The brother-sister dynamic generally works, although — particularly during the odd 11- or 12-hour series production day — the two don’t always agree.

“Our show is like a PG version of our regular life,” jokes Wilbrink, who adds being honest and direct is the key to a good sibling working relationship. “We can just speak our minds to each other and in that way we don’t have to worry about offending the other one.”

Well, honest to a point. “We still have to be able to sit next to each other at the annual Christmas dinner,” adds Pearson, “so, yeah, we get over things.”

Neither was particularly focused on launching careers in front of the cameras. Wilbrink studied broadcast journalism at Mohawk College in Hamilton but leaned into design courses later after she and her husband Craig bought their first home together. Years later, they moved into a farmhouse that Carolyn’s great, great, great grandfather helped build.

As the family grew, they renovated another house and posted pictures of it on Instagram; that brought them to the attention of the folks at SONAR Entertainment.

Pearson honed his carpentry skills at a young age helping his dad out at the family farm. He still pitches in there (Dad Alec makes a carpenter cameo in Episode One) while sharpening his skills the past 16 years in the construction field.

When it came time to finish this floor, Billy knew best

SONAR, which produces everything from the Al Pacino series Hunters, Tom Hardy’s Taboo as well as several family-friendly Christmas movies, thought the siblings had just what it takes to front farmhouse makeovers. Pearson admits he was skeptical at first. “I thought it was a scam.”

Ten episodes in, he’s getting used to working in front of a camera crew. As for home renovation shows he admired growing up, Pearson points to the granddaddy of them all, PBS’s This Old House with Bob Vila.

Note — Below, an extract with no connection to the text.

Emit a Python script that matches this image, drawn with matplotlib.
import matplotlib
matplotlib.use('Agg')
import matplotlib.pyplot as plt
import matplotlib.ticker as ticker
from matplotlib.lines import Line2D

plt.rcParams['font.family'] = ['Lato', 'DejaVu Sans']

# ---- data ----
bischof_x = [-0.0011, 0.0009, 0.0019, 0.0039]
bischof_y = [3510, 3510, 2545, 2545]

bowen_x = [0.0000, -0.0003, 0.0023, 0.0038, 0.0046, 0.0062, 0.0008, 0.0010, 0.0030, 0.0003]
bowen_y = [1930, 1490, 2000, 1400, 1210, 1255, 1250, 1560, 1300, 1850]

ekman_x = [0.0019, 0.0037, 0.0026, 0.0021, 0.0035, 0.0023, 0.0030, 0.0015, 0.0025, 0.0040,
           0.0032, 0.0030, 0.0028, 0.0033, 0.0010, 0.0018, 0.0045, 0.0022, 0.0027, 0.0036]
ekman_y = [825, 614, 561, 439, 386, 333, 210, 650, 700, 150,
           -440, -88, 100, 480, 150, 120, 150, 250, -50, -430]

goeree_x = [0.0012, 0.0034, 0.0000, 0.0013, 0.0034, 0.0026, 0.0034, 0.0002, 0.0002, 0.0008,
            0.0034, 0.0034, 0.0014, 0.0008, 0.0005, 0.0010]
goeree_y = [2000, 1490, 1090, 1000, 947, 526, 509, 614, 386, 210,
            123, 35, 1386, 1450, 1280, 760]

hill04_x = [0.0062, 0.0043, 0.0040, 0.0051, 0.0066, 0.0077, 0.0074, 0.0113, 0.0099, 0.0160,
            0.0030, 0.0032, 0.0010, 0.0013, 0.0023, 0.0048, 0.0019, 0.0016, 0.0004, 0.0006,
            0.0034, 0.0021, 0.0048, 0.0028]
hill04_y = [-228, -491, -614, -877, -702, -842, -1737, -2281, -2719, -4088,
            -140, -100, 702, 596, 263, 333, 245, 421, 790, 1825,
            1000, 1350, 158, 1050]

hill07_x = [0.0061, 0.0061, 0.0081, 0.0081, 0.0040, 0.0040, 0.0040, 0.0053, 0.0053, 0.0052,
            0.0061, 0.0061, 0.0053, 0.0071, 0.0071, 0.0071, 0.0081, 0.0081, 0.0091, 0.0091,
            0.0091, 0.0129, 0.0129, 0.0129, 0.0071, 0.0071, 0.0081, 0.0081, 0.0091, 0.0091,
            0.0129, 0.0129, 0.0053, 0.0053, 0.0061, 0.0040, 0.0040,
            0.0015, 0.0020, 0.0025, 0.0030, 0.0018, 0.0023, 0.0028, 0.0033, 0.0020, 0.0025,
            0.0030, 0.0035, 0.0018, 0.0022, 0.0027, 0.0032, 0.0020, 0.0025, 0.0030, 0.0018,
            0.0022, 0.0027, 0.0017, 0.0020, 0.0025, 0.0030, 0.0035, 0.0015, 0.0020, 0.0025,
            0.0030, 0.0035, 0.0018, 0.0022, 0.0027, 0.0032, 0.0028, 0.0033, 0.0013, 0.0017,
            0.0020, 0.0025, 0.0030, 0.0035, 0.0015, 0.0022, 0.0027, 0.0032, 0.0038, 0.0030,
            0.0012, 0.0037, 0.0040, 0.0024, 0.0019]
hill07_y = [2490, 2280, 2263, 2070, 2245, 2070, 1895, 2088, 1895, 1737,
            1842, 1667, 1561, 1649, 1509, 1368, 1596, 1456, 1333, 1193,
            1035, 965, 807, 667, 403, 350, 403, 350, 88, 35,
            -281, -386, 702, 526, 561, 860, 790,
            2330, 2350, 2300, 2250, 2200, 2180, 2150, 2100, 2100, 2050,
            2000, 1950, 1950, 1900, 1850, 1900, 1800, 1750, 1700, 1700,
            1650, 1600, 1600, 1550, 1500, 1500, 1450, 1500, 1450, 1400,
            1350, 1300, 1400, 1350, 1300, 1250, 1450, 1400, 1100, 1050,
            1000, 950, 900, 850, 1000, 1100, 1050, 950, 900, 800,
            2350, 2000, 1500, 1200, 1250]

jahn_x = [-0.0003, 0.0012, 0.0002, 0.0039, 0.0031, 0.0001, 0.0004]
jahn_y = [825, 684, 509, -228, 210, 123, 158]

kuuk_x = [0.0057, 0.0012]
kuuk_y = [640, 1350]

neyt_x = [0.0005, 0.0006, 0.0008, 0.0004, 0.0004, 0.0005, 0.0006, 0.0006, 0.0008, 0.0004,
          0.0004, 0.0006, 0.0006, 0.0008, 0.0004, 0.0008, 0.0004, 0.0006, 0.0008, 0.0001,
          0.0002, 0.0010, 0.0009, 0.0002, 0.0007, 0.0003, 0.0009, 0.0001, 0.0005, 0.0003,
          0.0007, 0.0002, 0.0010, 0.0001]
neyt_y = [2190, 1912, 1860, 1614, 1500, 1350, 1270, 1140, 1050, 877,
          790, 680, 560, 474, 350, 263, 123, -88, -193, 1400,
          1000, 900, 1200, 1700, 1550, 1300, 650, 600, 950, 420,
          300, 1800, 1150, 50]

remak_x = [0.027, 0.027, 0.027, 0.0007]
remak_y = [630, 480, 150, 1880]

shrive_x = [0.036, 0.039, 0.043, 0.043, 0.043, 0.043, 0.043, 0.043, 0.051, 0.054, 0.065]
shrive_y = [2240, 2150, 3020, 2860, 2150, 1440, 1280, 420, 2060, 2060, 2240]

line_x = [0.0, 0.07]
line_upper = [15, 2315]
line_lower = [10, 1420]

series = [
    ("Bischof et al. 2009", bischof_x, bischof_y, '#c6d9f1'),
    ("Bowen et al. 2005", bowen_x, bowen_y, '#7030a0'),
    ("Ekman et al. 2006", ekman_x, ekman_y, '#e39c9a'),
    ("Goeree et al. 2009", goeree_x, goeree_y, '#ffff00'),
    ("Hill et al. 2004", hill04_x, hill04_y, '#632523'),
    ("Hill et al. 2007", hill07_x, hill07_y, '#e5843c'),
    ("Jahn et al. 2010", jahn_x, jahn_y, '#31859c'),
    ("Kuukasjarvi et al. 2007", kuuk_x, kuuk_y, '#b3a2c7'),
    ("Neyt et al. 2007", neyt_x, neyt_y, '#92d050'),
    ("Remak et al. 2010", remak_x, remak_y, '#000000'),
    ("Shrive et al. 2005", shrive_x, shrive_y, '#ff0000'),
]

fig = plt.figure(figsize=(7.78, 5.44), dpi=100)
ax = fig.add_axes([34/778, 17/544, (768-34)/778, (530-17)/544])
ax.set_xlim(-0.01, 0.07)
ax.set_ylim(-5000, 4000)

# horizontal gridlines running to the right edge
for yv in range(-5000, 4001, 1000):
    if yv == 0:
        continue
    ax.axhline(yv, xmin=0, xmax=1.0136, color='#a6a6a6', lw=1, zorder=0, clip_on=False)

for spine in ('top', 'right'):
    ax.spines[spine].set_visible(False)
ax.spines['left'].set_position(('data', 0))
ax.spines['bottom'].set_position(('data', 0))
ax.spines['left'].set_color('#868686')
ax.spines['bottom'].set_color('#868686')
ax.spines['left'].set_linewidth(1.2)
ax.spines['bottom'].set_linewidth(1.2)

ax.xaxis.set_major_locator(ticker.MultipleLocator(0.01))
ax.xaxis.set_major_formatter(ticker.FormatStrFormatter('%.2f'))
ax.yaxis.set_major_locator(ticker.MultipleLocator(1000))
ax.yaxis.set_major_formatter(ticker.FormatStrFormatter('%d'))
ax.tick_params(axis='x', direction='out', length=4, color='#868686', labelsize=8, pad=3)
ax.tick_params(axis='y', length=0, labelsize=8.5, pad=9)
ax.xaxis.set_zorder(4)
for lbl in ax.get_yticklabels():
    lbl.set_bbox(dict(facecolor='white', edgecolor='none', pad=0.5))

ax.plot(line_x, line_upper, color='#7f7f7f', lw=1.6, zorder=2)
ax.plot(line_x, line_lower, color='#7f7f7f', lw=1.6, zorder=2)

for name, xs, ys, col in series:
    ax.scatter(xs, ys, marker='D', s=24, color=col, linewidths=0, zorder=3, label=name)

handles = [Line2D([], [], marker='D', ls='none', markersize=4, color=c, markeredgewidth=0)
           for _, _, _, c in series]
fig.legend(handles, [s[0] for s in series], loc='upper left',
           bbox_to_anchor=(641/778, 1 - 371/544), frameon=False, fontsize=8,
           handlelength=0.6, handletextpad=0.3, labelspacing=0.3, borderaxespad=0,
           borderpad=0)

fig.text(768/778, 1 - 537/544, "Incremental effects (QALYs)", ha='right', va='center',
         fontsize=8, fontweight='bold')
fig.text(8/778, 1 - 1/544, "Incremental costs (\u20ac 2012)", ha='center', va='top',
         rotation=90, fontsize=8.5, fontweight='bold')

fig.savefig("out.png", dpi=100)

Production on the series began in the summer of 2019 and continued into 2020 before COVID arrived and temporarily shut things down. Completing a new series spread across various construction sites throughout Southern Ontario was a challenge but it all got done under strict testing and other safety conditions.

The renovations took the siblings as far as Shelburne, about an hour north of Toronto. Pearson was told that community, once best know for its annual fiddle contest, is now the fastest-growing small town in the province.

On the series, the duo rummage through favourite antique stores and woodworking shops — including a well-stocked flooring mill — in search of just the right kind of touch to add finish to their designs. The venues are not identified on-air, but curious viewers can check out who supplied what by consulting the Farmhouse Facelift pages on the HGTV Canada site.

Farmhouse Facelift airs Wednesday at 10 p.m. E/P on HGTV Canada.